Exercise requirements: Write out each line that follows exactly as it stands, without the pictures.

Data provided:
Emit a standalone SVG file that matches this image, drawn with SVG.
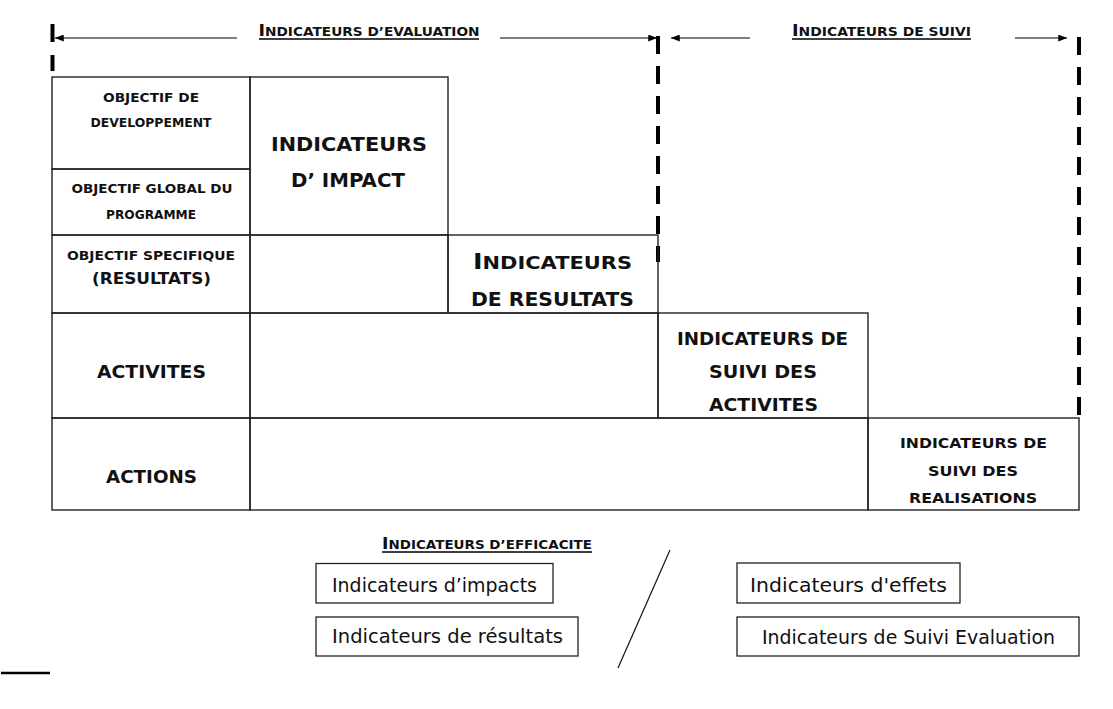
<svg xmlns="http://www.w3.org/2000/svg" width="1113" height="709" viewBox="0 0 1113 709">
<style>
.cell{fill:none;stroke:#222;stroke-width:1.4}
.box{fill:#fff;stroke:#222;stroke-width:1.3}
.b{font-family:"DejaVu Sans",sans-serif;font-weight:bold;fill:#111;text-anchor:middle}
.n{font-family:"DejaVu Sans",sans-serif;fill:#111;text-anchor:middle}
.dash{stroke:#000;stroke-width:4;stroke-dasharray:18 12;fill:none}
.arr{stroke:#000;stroke-width:1.2;fill:none}
.ul{stroke:#000;stroke-width:1.3}
</style>
<defs>
<marker id="ah" viewBox="0 0 10 8" refX="10" refY="4" markerWidth="9" markerHeight="7" markerUnits="userSpaceOnUse" orient="auto">
<path d="M0,0 L10,4 L0,8 Z" fill="#000"/>
</marker>
</defs>
<rect width="1113" height="709" fill="#fff"/>

<g id="connectors">
<line x1="52.5" y1="24" x2="52.5" y2="42" stroke="#000" stroke-width="4"/>
<line x1="52.5" y1="55" x2="52.5" y2="71" stroke="#000" stroke-width="4"/>
<line class="dash" x1="658" y1="36" x2="658" y2="262"/>
<line class="dash" x1="1079" y1="37" x2="1079" y2="418"/>
<line class="arr" x1="237" y1="38" x2="55" y2="38" marker-end="url(#ah)"/>
<line class="arr" x1="500" y1="38" x2="657" y2="38" marker-end="url(#ah)"/>
<line class="arr" x1="750" y1="38" x2="671" y2="38" marker-end="url(#ah)"/>
<line class="arr" x1="1015" y1="38" x2="1067" y2="38" marker-end="url(#ah)"/>
<line x1="670" y1="550" x2="618" y2="668" stroke="#111" stroke-width="1.2"/>
<line x1="1" y1="673" x2="50" y2="673" stroke="#000" stroke-width="2.5"/>
</g>

<g id="title-evaluation">
<text class="b" x="369" y="36" textLength="221" lengthAdjust="spacingAndGlyphs"><tspan font-size="16">I</tspan><tspan font-size="12.5">NDICATEURS D’EVALUATION</tspan></text>
<line class="ul" x1="259" y1="39" x2="479" y2="39"/>
</g>
<g id="title-suivi">
<text class="b" x="881.5" y="36" textLength="179" lengthAdjust="spacingAndGlyphs"><tspan font-size="16">I</tspan><tspan font-size="12.5">NDICATEURS DE SUIVI</tspan></text>
<line class="ul" x1="792" y1="39" x2="971" y2="39"/>
</g>

<g id="cell-dev">
<rect class="cell" x="52" y="77" width="198" height="92"/>
<text class="b" x="151" y="102" font-size="12.5" textLength="96" lengthAdjust="spacingAndGlyphs">OBJECTIF DE</text>
<text class="b" x="151" y="127" font-size="12.5" textLength="121" lengthAdjust="spacingAndGlyphs">DEVELOPPEMENT</text>
</g>
<g id="cell-global">
<rect class="cell" x="52" y="169" width="198" height="66"/>
<text class="b" x="152" y="193" font-size="12.5" textLength="161" lengthAdjust="spacingAndGlyphs">OBJECTIF GLOBAL DU</text>
<text class="b" x="151" y="219" font-size="12.5" textLength="90" lengthAdjust="spacingAndGlyphs">PROGRAMME</text>
</g>
<g id="cell-specifique">
<rect class="cell" x="52" y="235" width="198" height="78"/>
<text class="b" x="151" y="260" font-size="12.5" textLength="168" lengthAdjust="spacingAndGlyphs">OBJECTIF SPECIFIQUE</text>
<text class="b" x="151.5" y="284" font-size="16" textLength="119" lengthAdjust="spacingAndGlyphs">(RESULTATS)</text>
</g>
<g id="cell-impact">
<rect class="cell" x="250" y="77" width="198" height="158"/>
<text class="b" x="349" y="151" font-size="20" textLength="156" lengthAdjust="spacingAndGlyphs">INDICATEURS</text>
<text class="b" x="348" y="187" font-size="20" textLength="114" lengthAdjust="spacingAndGlyphs">D’ IMPACT</text>
</g>
<g id="cell-empty-1">
<rect class="cell" x="250" y="235" width="198" height="78"/>
</g>
<g id="cell-resultats">
<rect class="cell" x="448" y="235" width="210" height="78"/>
<text class="b" x="552.5" y="269" textLength="159" lengthAdjust="spacingAndGlyphs"><tspan font-size="22">I</tspan><tspan font-size="18">NDICATEURS</tspan></text>
<text class="b" x="552.5" y="306" font-size="20" textLength="163" lengthAdjust="spacingAndGlyphs">DE RESULTATS</text>
</g>
<g id="cell-activites">
<rect class="cell" x="52" y="313" width="198" height="105"/>
<text class="b" x="151.5" y="378" font-size="17" textLength="109" lengthAdjust="spacingAndGlyphs">ACTIVITES</text>
</g>
<g id="cell-empty-2">
<rect class="cell" x="250" y="313" width="408" height="105"/>
</g>
<g id="cell-suivi-activites">
<rect class="cell" x="658" y="313" width="210" height="105"/>
<text class="b" x="762.5" y="345" font-size="17" textLength="171" lengthAdjust="spacingAndGlyphs">INDICATEURS DE</text>
<text class="b" x="763" y="378" font-size="17" textLength="108" lengthAdjust="spacingAndGlyphs">SUIVI DES</text>
<text class="b" x="763.5" y="411" font-size="17" textLength="109" lengthAdjust="spacingAndGlyphs">ACTIVITES</text>
</g>
<g id="cell-actions">
<rect class="cell" x="52" y="418" width="198" height="92"/>
<text class="b" x="151.5" y="483" font-size="17" textLength="91" lengthAdjust="spacingAndGlyphs">ACTIONS</text>
</g>
<g id="cell-empty-3">
<rect class="cell" x="250" y="418" width="618" height="92"/>
</g>
<g id="cell-realisations">
<rect class="cell" x="868" y="418" width="211" height="92"/>
<text class="b" x="973.5" y="448" font-size="14" textLength="147" lengthAdjust="spacingAndGlyphs">INDICATEURS DE</text>
<text class="b" x="973" y="476" font-size="14" textLength="90" lengthAdjust="spacingAndGlyphs">SUIVI DES</text>
<text class="b" x="973" y="503" font-size="14" textLength="128" lengthAdjust="spacingAndGlyphs">REALISATIONS</text>
</g>

<g id="title-efficacite">
<text class="b" x="487" y="549" textLength="210" lengthAdjust="spacingAndGlyphs"><tspan font-size="16">I</tspan><tspan font-size="12.5">NDICATEURS D’EFFICACITE</tspan></text>
<line class="ul" x1="382" y1="552" x2="592" y2="552"/>
</g>

<g id="box-impacts">
<rect class="box" x="316" y="563.5" width="237" height="39.5"/>
<text class="n" x="434.5" y="592" font-size="19" textLength="205" lengthAdjust="spacingAndGlyphs">Indicateurs d’impacts</text>
</g>
<g id="box-resultats">
<rect class="box" x="316" y="617" width="262" height="39"/>
<text class="n" x="447.5" y="643" font-size="19" textLength="231" lengthAdjust="spacingAndGlyphs">Indicateurs de résultats</text>
</g>
<g id="box-effets">
<rect class="box" x="737" y="563" width="223" height="40"/>
<text class="n" x="848.5" y="592" font-size="19" textLength="197" lengthAdjust="spacingAndGlyphs">Indicateurs d'effets</text>
</g>
<g id="box-suivi-evaluation">
<rect class="box" x="737" y="617" width="342" height="39"/>
<text class="n" x="908.5" y="644" font-size="19" textLength="293" lengthAdjust="spacingAndGlyphs">Indicateurs de Suivi Evaluation</text>
</g>
</svg>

Answer for the task:
Emit a standalone SVG file that matches this image, drawn with SVG.
<svg xmlns="http://www.w3.org/2000/svg" width="1113" height="709" viewBox="0 0 1113 709">
<style>
.cell{fill:none;stroke:#222;stroke-width:1.4}
.box{fill:#fff;stroke:#222;stroke-width:1.3}
.b{font-family:"DejaVu Sans",sans-serif;font-weight:bold;fill:#111;text-anchor:middle}
.n{font-family:"DejaVu Sans",sans-serif;fill:#111;text-anchor:middle}
.dash{stroke:#000;stroke-width:4;stroke-dasharray:18 12;fill:none}
.arr{stroke:#000;stroke-width:1.2;fill:none}
.ul{stroke:#000;stroke-width:1.3}
</style>
<defs>
<marker id="ah" viewBox="0 0 10 8" refX="10" refY="4" markerWidth="9" markerHeight="7" markerUnits="userSpaceOnUse" orient="auto">
<path d="M0,0 L10,4 L0,8 Z" fill="#000"/>
</marker>
</defs>
<rect width="1113" height="709" fill="#fff"/>

<g id="connectors">
<line x1="52.5" y1="24" x2="52.5" y2="42" stroke="#000" stroke-width="4"/>
<line x1="52.5" y1="55" x2="52.5" y2="71" stroke="#000" stroke-width="4"/>
<line class="dash" x1="658" y1="36" x2="658" y2="262"/>
<line class="dash" x1="1079" y1="37" x2="1079" y2="418"/>
<line class="arr" x1="237" y1="38" x2="55" y2="38" marker-end="url(#ah)"/>
<line class="arr" x1="500" y1="38" x2="657" y2="38" marker-end="url(#ah)"/>
<line class="arr" x1="750" y1="38" x2="671" y2="38" marker-end="url(#ah)"/>
<line class="arr" x1="1015" y1="38" x2="1067" y2="38" marker-end="url(#ah)"/>
<line x1="670" y1="550" x2="618" y2="668" stroke="#111" stroke-width="1.2"/>
<line x1="1" y1="673" x2="50" y2="673" stroke="#000" stroke-width="2.5"/>
</g>

<g id="title-evaluation">
<text class="b" x="369" y="36" textLength="221" lengthAdjust="spacingAndGlyphs"><tspan font-size="16">I</tspan><tspan font-size="12.5">NDICATEURS D’EVALUATION</tspan></text>
<line class="ul" x1="259" y1="39" x2="479" y2="39"/>
</g>
<g id="title-suivi">
<text class="b" x="881.5" y="36" textLength="179" lengthAdjust="spacingAndGlyphs"><tspan font-size="16">I</tspan><tspan font-size="12.5">NDICATEURS DE SUIVI</tspan></text>
<line class="ul" x1="792" y1="39" x2="971" y2="39"/>
</g>

<g id="cell-dev">
<rect class="cell" x="52" y="77" width="198" height="92"/>
<text class="b" x="151" y="102" font-size="12.5" textLength="96" lengthAdjust="spacingAndGlyphs">OBJECTIF DE</text>
<text class="b" x="151" y="127" font-size="12.5" textLength="121" lengthAdjust="spacingAndGlyphs">DEVELOPPEMENT</text>
</g>
<g id="cell-global">
<rect class="cell" x="52" y="169" width="198" height="66"/>
<text class="b" x="152" y="193" font-size="12.5" textLength="161" lengthAdjust="spacingAndGlyphs">OBJECTIF GLOBAL DU</text>
<text class="b" x="151" y="219" font-size="12.5" textLength="90" lengthAdjust="spacingAndGlyphs">PROGRAMME</text>
</g>
<g id="cell-specifique">
<rect class="cell" x="52" y="235" width="198" height="78"/>
<text class="b" x="151" y="260" font-size="12.5" textLength="168" lengthAdjust="spacingAndGlyphs">OBJECTIF SPECIFIQUE</text>
<text class="b" x="151.5" y="284" font-size="16" textLength="119" lengthAdjust="spacingAndGlyphs">(RESULTATS)</text>
</g>
<g id="cell-impact">
<rect class="cell" x="250" y="77" width="198" height="158"/>
<text class="b" x="349" y="151" font-size="20" textLength="156" lengthAdjust="spacingAndGlyphs">INDICATEURS</text>
<text class="b" x="348" y="187" font-size="20" textLength="114" lengthAdjust="spacingAndGlyphs">D’ IMPACT</text>
</g>
<g id="cell-empty-1">
<rect class="cell" x="250" y="235" width="198" height="78"/>
</g>
<g id="cell-resultats">
<rect class="cell" x="448" y="235" width="210" height="78"/>
<text class="b" x="552.5" y="269" textLength="159" lengthAdjust="spacingAndGlyphs"><tspan font-size="22">I</tspan><tspan font-size="18">NDICATEURS</tspan></text>
<text class="b" x="552.5" y="306" font-size="20" textLength="163" lengthAdjust="spacingAndGlyphs">DE RESULTATS</text>
</g>
<g id="cell-activites">
<rect class="cell" x="52" y="313" width="198" height="105"/>
<text class="b" x="151.5" y="378" font-size="17" textLength="109" lengthAdjust="spacingAndGlyphs">ACTIVITES</text>
</g>
<g id="cell-empty-2">
<rect class="cell" x="250" y="313" width="408" height="105"/>
</g>
<g id="cell-suivi-activites">
<rect class="cell" x="658" y="313" width="210" height="105"/>
<text class="b" x="762.5" y="345" font-size="17" textLength="171" lengthAdjust="spacingAndGlyphs">INDICATEURS DE</text>
<text class="b" x="763" y="378" font-size="17" textLength="108" lengthAdjust="spacingAndGlyphs">SUIVI DES</text>
<text class="b" x="763.5" y="411" font-size="17" textLength="109" lengthAdjust="spacingAndGlyphs">ACTIVITES</text>
</g>
<g id="cell-actions">
<rect class="cell" x="52" y="418" width="198" height="92"/>
<text class="b" x="151.5" y="483" font-size="17" textLength="91" lengthAdjust="spacingAndGlyphs">ACTIONS</text>
</g>
<g id="cell-empty-3">
<rect class="cell" x="250" y="418" width="618" height="92"/>
</g>
<g id="cell-realisations">
<rect class="cell" x="868" y="418" width="211" height="92"/>
<text class="b" x="973.5" y="448" font-size="14" textLength="147" lengthAdjust="spacingAndGlyphs">INDICATEURS DE</text>
<text class="b" x="973" y="476" font-size="14" textLength="90" lengthAdjust="spacingAndGlyphs">SUIVI DES</text>
<text class="b" x="973" y="503" font-size="14" textLength="128" lengthAdjust="spacingAndGlyphs">REALISATIONS</text>
</g>

<g id="title-efficacite">
<text class="b" x="487" y="549" textLength="210" lengthAdjust="spacingAndGlyphs"><tspan font-size="16">I</tspan><tspan font-size="12.5">NDICATEURS D’EFFICACITE</tspan></text>
<line class="ul" x1="382" y1="552" x2="592" y2="552"/>
</g>

<g id="box-impacts">
<rect class="box" x="316" y="563.5" width="237" height="39.5"/>
<text class="n" x="434.5" y="592" font-size="19" textLength="205" lengthAdjust="spacingAndGlyphs">Indicateurs d’impacts</text>
</g>
<g id="box-resultats">
<rect class="box" x="316" y="617" width="262" height="39"/>
<text class="n" x="447.5" y="643" font-size="19" textLength="231" lengthAdjust="spacingAndGlyphs">Indicateurs de résultats</text>
</g>
<g id="box-effets">
<rect class="box" x="737" y="563" width="223" height="40"/>
<text class="n" x="848.5" y="592" font-size="19" textLength="197" lengthAdjust="spacingAndGlyphs">Indicateurs d'effets</text>
</g>
<g id="box-suivi-evaluation">
<rect class="box" x="737" y="617" width="342" height="39"/>
<text class="n" x="908.5" y="644" font-size="19" textLength="293" lengthAdjust="spacingAndGlyphs">Indicateurs de Suivi Evaluation</text>
</g>
</svg>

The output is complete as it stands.